The circumstances of this offence appear to be worse than those referred to in the respondent's schedule of sentences in respect of which non-custodial sentences were imposed, and the sentence imposed is not out of line with the custodial sentences imposed in the matters of Aller, Nolan, Owen and Springer.

The learned sentencing judge took a serious view of the offence which in his view was becoming more prevalent. He noted that the offences occurred over a period of 15 months, involving stealing from an employer whilst the applicant was in a position of trust. His Honour had regard to sentences imposed in similar types of cases and also paid due regard to the plea of guilty, his remorse and the fact that he had no previous convictions.
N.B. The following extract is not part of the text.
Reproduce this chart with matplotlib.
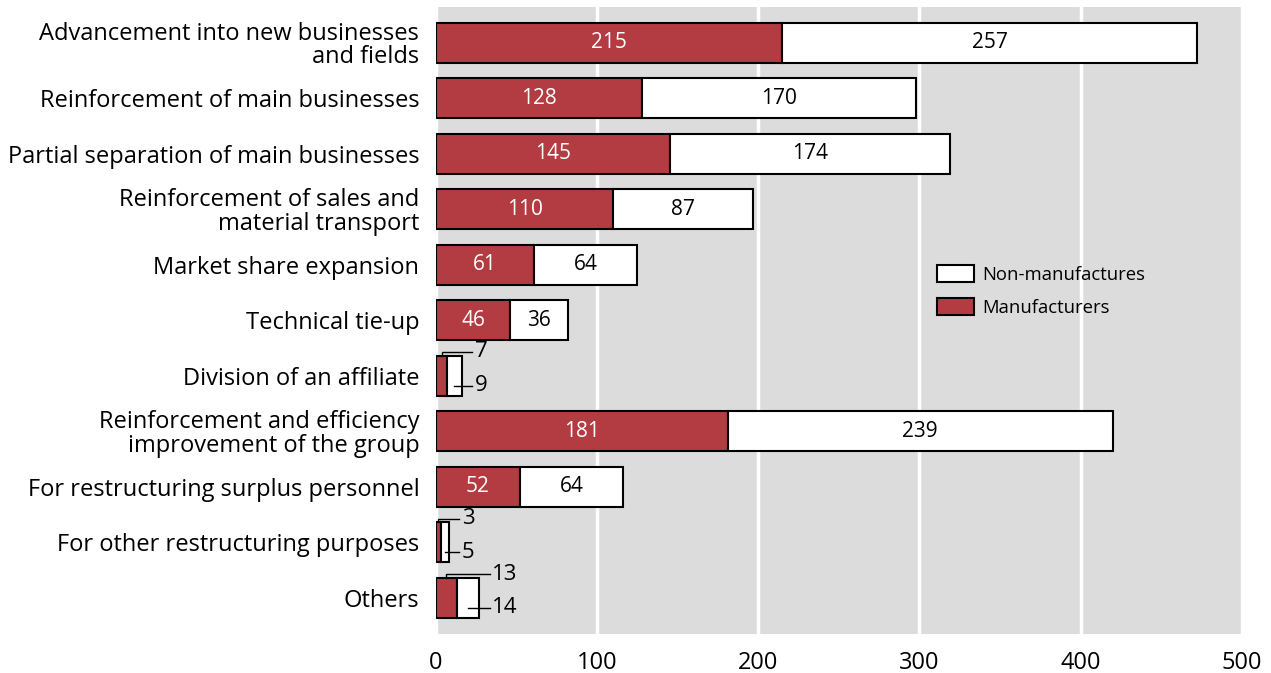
import matplotlib

matplotlib.use("Agg")

import matplotlib.pyplot as plt
from matplotlib.patches import Patch
import numpy as np

plt.rcParams["font.family"] = ["Open Sans", "DejaVu Sans"]

categories = [
    "Advancement into new businesses\nand fields",
    "Reinforcement of main businesses",
    "Partial separation of main businesses",
    "Reinforcement of sales and\nmaterial transport",
    "Market share expansion",
    "Technical tie-up",
    "Division of an affiliate",
    "Reinforcement and efficiency\nimprovement of the group",
    "For restructuring surplus personnel",
    "For other restructuring purposes",
    "Others",
]
manufacturers = [215, 128, 145, 110, 61, 46, 7, 181, 52, 3, 13]
non_manufactures = [257, 170, 174, 87, 64, 36, 9, 239, 64, 5, 14]

RED = "#b33c42"
BG = "#dcdcdc"

fig = plt.figure(figsize=(12.71, 6.73), dpi=100)
ax = fig.add_axes([0.343, 0.058, 0.634, 0.932])
ax.set_facecolor(BG)

y = np.arange(len(categories))
h = 0.72
ax.barh(y, manufacturers, height=h, color=RED, edgecolor="black", linewidth=1.5, zorder=3)
ax.barh(y, non_manufactures, height=h, left=manufacturers, color="white",
        edgecolor="black", linewidth=1.5, zorder=3)

# values inside the bars when they fit, leader lines for the tiny ones
for i, (m, n) in enumerate(zip(manufacturers, non_manufactures)):
    if m >= 20:
        ax.text(m / 2, i, str(m), ha="center", va="center", color="white",
                fontsize=15, zorder=4)
        ax.text(m + n / 2, i, str(n), ha="center", va="center", color="black",
                fontsize=15, zorder=4)
    else:
        tx = m + n + 8
        top = i - 0.43
        ax.plot([m / 2, m / 2, tx - 1.5], [i - h / 2, top, top], color="black",
                lw=1.0, zorder=4, solid_joinstyle="miter")
        ax.text(tx, top, str(m), ha="left", va="center", fontsize=16, zorder=4)
        low = i + 0.18
        ax.plot([m + n / 2, tx - 1.5], [low, low], color="black", lw=1.0, zorder=4)
        ax.text(tx, low, str(n), ha="left", va="center", fontsize=16, zorder=4)

ax.set_xlim(0, 500)
ax.set_ylim(len(categories) - 0.35, -0.65)
ax.set_xticks(range(0, 501, 100))
ax.set_yticks(y)
ax.set_yticklabels(categories, fontsize=17, linespacing=0.98)
ax.tick_params(axis="x", labelsize=17, length=0, pad=12)
ax.tick_params(axis="y", length=0, pad=12)
for lbl in ax.get_yticklabels():
    lbl.set_horizontalalignment("right")
    lbl.set_multialignment("right")
ax.grid(axis="x", color="white", linewidth=2.5, zorder=1)
ax.set_axisbelow(True)
for spine in ax.spines.values():
    spine.set_visible(False)

handles = [
    Patch(facecolor="white", edgecolor="black", linewidth=1.5, label="Non-manufactures"),
    Patch(facecolor=RED, edgecolor="black", linewidth=1.5, label="Manufacturers"),
]
ax.legend(handles=handles, loc="upper left", bbox_to_anchor=(0.613, 0.6),
          frameon=False, fontsize=13.3, handlelength=2.0, handleheight=1.0,
          handletextpad=0.45, labelspacing=0.8, borderaxespad=0)

fig.savefig("out.png", dpi=100)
In imposing the sentence he did, it might be thought that the applicant was treated leniently.

Persons who commit offences of this kind, particularly those in a position of trust and responsibility cannot expect that if apprehended, the sentence impose will always be of a non-custodial nature. The circumstances of each offence and of the offender must be taken into account.

In my view, the application should be dismissed.